In altre parole, sono passata attraverso varie matrici formative che mi hanno consentito di andare oltre la condizione dell’esperto in senso stretto, come lo era Longhi, per toccare approdi che certi ambienti rifiuteranno, ma che fanno giocoforza parte del nostro tempo, dove l’idea che tutti i popoli civili possano stringersi non solo in un unico sistema economico-produttivo, ma auspicabilmente anche culturale e artistico si fa sempre più forte.
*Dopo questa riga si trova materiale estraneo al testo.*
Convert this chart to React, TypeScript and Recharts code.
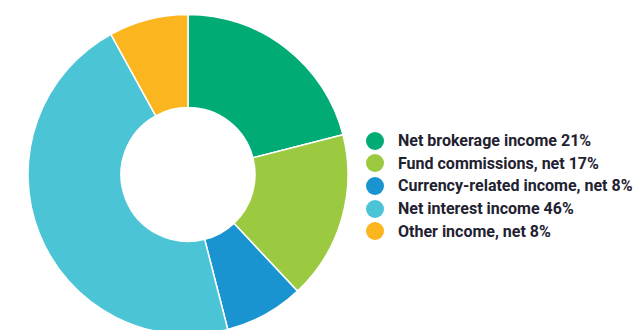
import { PieChart, Pie, Cell } from 'recharts';

const categories = [
  'Net brokerage income',
  'Fund commissions, net',
  'Currency-related income, net',
  'Net interest income',
  'Other income, net',
];
const shares = [21, 17, 8, 46, 8];
const colors = ['#00AB76', '#9BC93F', '#1A93D1', '#4BC4D6', '#FBB51E'];

const data = categories.map((name, i) => ({ name, value: shares[i] }));

const LegendList = () => (
  <div
    style={{
      position: 'absolute',
      left: 366,
      top: 129.5,
      width: 270,
      fontFamily: 'Roboto, sans-serif',
      fontWeight: 700,
      fontSize: 16,
      color: '#1f2230',
    }}
  >
    {data.map((d, i) => (
      <div key={d.name} style={{ display: 'flex', alignItems: 'center', height: 22.6, whiteSpace: 'nowrap' }}>
        <span
          style={{
            width: 18,
            height: 18,
            borderRadius: '50%',
            background: colors[i],
            display: 'inline-block',
            marginRight: 14,
            flexShrink: 0,
          }}
        />
        <span>{`${d.name} ${d.value}%`}</span>
      </div>
    ))}
  </div>
);

export default function App() {
  return (
    <div style={{ position: 'absolute', left: 0, top: 0, width: 636, height: 330, overflow: 'hidden', background: '#fff' }}>
      <PieChart width={636} height={330} margin={{ top: 0, right: 0, bottom: 0, left: 0 }}>
        <Pie
          data={data}
          dataKey="value"
          nameKey="name"
          cx={188}
          cy={174.5}
          innerRadius={67}
          outerRadius={160}
          startAngle={90}
          endAngle={-270}
          stroke="#fff"
          strokeWidth={1.5}
          isAnimationActive={false}
        >
          {data.map((d, i) => (
            <Cell key={d.name} fill={colors[i]} />
          ))}
        </Pie>
      </PieChart>
      <LegendList />
    </div>
  );
}
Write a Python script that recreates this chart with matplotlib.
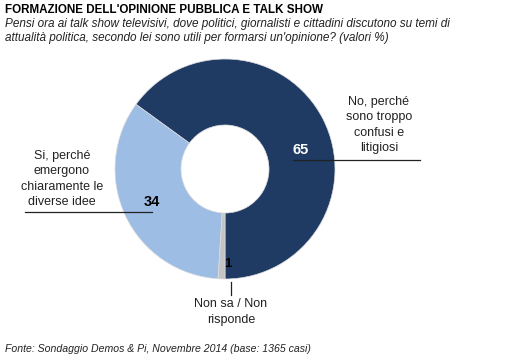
import matplotlib.pyplot as plt

plt.rcParams["font.family"] = ["Liberation Sans", "DejaVu Sans"]

labels = ["No, perché\nsono troppo\nconfusi e\nlitigiosi",
          "Si, perché\nemergono\nchiaramente le\ndiverse idee",
          "Non sa / Non\nrisponde"]
values = [65, 34, 1]
colors = ["#1f3b64", "#9dbde4", "#c4c4c4"]

W, H = 519, 360
fig = plt.figure(figsize=(W / 100, H / 100), dpi=100)
ax = fig.add_axes([0, 0, 1, 1])


def py(y):
    # pixel row (from top) -> data y
    return H - y


cx, cy, R = 225, py(169), 110
wedges, _ = ax.pie(values, colors=colors, startangle=-90, counterclock=True,
                   center=(cx, cy), radius=R,
                   wedgeprops=dict(width=R * 0.6, edgecolor="#dddddd", linewidth=0.5))
ax.set_xlim(0, W)
ax.set_ylim(0, H)
ax.set_aspect("equal")
ax.axis("off")

# value labels and leader lines
ax.text(301, py(150), str(values[0]), color="white", fontsize=10.5,
        fontweight="bold", ha="center", va="center")
ax.plot([293, 420], [py(160), py(160)], color="#222222", lw=0.9)
ax.text(379, py(125), labels[0], fontsize=9, ha="center", va="center",
        color="#222222", linespacing=1.35)

ax.text(152, py(202), str(values[1]), color="black", fontsize=10.5,
        fontweight="bold", ha="center", va="center")
ax.plot([25, 152], [py(212), py(212)], color="#222222", lw=0.9)
ax.text(62, py(179), labels[1], fontsize=9, ha="center", va="center",
        color="#222222", linespacing=1.35)

ax.text(228, py(264), str(values[2]), color="black", fontsize=9.5,
        fontweight="bold", ha="center", va="center")
ax.plot([231, 231], [py(282), py(295)], color="#222222", lw=0.9)
ax.text(231, py(312), labels[2], fontsize=9, ha="center", va="center",
        color="#222222", linespacing=1.35)

# titles
fig.text(5 / W, 1 - 4 / H, "FORMAZIONE DELL'OPINIONE PUBBLICA E TALK SHOW",
         fontsize=8.35, fontweight="bold", ha="left", va="top")
fig.text(5 / W, 1 - 18 / H,
         "Pensi ora ai talk show televisivi, dove politici, giornalisti e cittadini discutono su temi di\n"
         "attualità politica, secondo lei sono utili per formarsi un'opinione? (valori %)",
         fontsize=8.5, style="italic", ha="left", va="top", color="#222222",
         linespacing=1.25)
fig.text(5 / W, 1 - 349 / H,
         "Fonte: Sondaggio Demos & Pi, Novembre 2014 (base: 1365 casi)",
         fontsize=7.6, style="italic", ha="left", va="center", color="#222222")

fig.savefig("out.png", dpi=100)
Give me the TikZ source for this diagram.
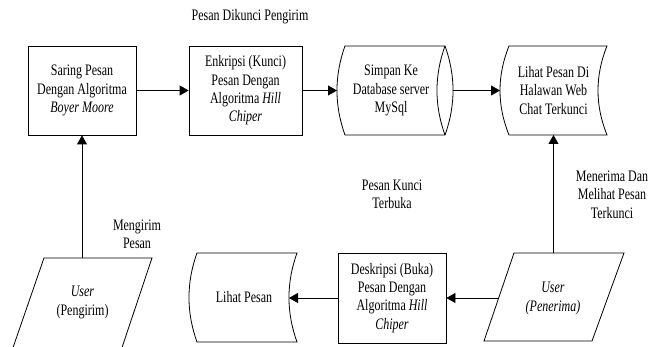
\documentclass[tikz,border=0pt]{standalone}
\usepackage{fontspec}
\setmainfont[FakeStretch=0.75]{Liberation Serif}
\usetikzlibrary{arrows.meta}
\begin{document}
\begin{tikzpicture}[x=1pt,y=1pt,
  line width=0.8pt,
  txt/.style={align=center, font=\fontsize{16}{18.3}\selectfont, inner sep=0pt},
  proc/.style={draw, minimum height=89pt, inner sep=0pt, txt},
  arr/.style={-{Triangle[length=9pt,width=10pt]}},
]
\useasboundingbox (0,0) rectangle (654,347);

% top row
\node[proc, minimum width=108pt] (b1) at (82,256.5) {Saring Pesan\\Dengan Algoritma\\\textit{Boyer Moore}};
\node[proc, minimum width=113pt] (b2) at (245.5,256.5) {Enkripsi (Kunci)\\Pesan Dengan\\Algoritma \textit{Hill}\\\textit{Chiper}};

\node[txt] (db) at (391,256.5) {Simpan Ke\\Database server\\MySql};
\draw (345,301) -- (445,301) .. controls (455.7,271.3) and (455.7,241.7) .. (445,212)
      -- (345,212) .. controls (334.3,241.7) and (334.3,271.3) .. (345,301) -- cycle;
\draw (445,301) .. controls (434.3,271.3) and (434.3,241.7) .. (445,212);
\coordinate (dbW) at (337,256.5);
\coordinate (dbE) at (453,256.5);

\node[txt] (web) at (553.5,256.5) {Lihat Pesan Di\\Halawan Web\\Chat Terkunci};
\draw (509,301) -- (607,301) .. controls (595,271.3) and (595,241.7) .. (607,212)
      -- (509,212) .. controls (497,241.7) and (497,271.3) .. (509,301) -- cycle;
\coordinate (webW) at (500,256.5);
\coordinate (webS) at (553.5,212);

% bottom row
\node[txt] (usr1) at (82.5,44.5) {\textit{User}\\(Pengirim)};
\draw (44,89) -- (152,89) -- (121.7,-1.5) -- (12.7,-1.5) -- cycle;
\coordinate (usr1N) at (82,89);

\node[txt] (lihat) at (244,49.5) {Lihat Pesan};
\draw (197,94) -- (297,94) .. controls (286.3,64.3) and (286.3,34.7) .. (297,5)
      -- (197,5) .. controls (186.3,34.7) and (186.3,64.3) .. (197,94) -- cycle;
\coordinate (lihatE) at (289,49);

\node[proc, minimum width=108pt, minimum height=90pt] (dsk) at (392,49) {Deskripsi (Buka)\\Pesan Dengan\\Algoritma \textit{Hill}\\\textit{Chiper}};

\node[txt] (usr2) at (553,48.5) {\textit{User}\\\textit{(Penerima)}};
\draw (514,94) -- (624,94) -- (592,6) -- (484,6) -- cycle;
\coordinate (usr2N) at (553.5,94);
\coordinate (usr2W) at (498.7,49);

% connectors
\draw[arr] (b1.east) -- (b2.west);
\draw[arr] (b2.east) -- (dbW);
\draw[arr] (dbE) -- (webW);
\draw[arr] (usr1N) -- (b1.south);
\draw[arr] (usr2N) -- (webS);
\draw[arr] (usr2W) -- (dsk.east);
\draw[arr] (dsk.west |- lihatE) -- (lihatE);

% labels
\node[txt] (l1) at (250,330) {Pesan Dikunci Pengirim};
\node[txt] (l2) at (137,112.5) {Mengirim\\Pesan};
\node[txt] (l3) at (392,153) {Pesan Kunci\\Terbuka};
\node[txt] (l4) at (612,152.5) {Menerima Dan\\Melihat Pesan\\Terkunci};
\end{tikzpicture}
\end{document}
Ricordando che il Classicismo è un fenomeno prettamente italiano, inesauribile fonte di ispirazione per tutte le altre culture del pianeta, nella prospettiva di un mondo globalizzato, va anche riconosciuto che esso è fatalmente esposto alla perdita della sua schematicità. Perdere tratti essenziali della propria identità è un rischio che tutti corriamo e correremo sempre di più, andando verso modi di essere e di esprimerci unificanti e comunque universalmente comprensibili.

Cosa, meglio dell’Astrattismo, può offrire un vocabolario così ricco di codici universali? E come vi si è arrivati? È sufficiente analizzare i processi di disgregazione della forma, iniziati già con l’Impressionimo, che sostituì al disegno il colore e la luce, per comprendere come il Classicismo stesso abbia generato l’arte moderna e come questa, nel ruolo di legittima erede, abbia conservato lo spirito della forma, ripresentatasi sempre viva e attuale sotto altre sembianze.

I segni, i colori, le campiture, le geometrie che intessono un’opera d’arte contemporanea vengono rilette dal Metaformismo al fine di poter individuare le forme attraverso cui palpita il messaggio dell’artista.

Il termine Metaformismo raccoglie in un un’unica espressione storica la varietà dei linguaggi artistici che tendono, tutti insieme, a uniformarsi in un’unica visione universale fondata sulle capacità intuitive, il cui sviluppo è previsto nel futuro come fattore imprescindibile del pensiero umano.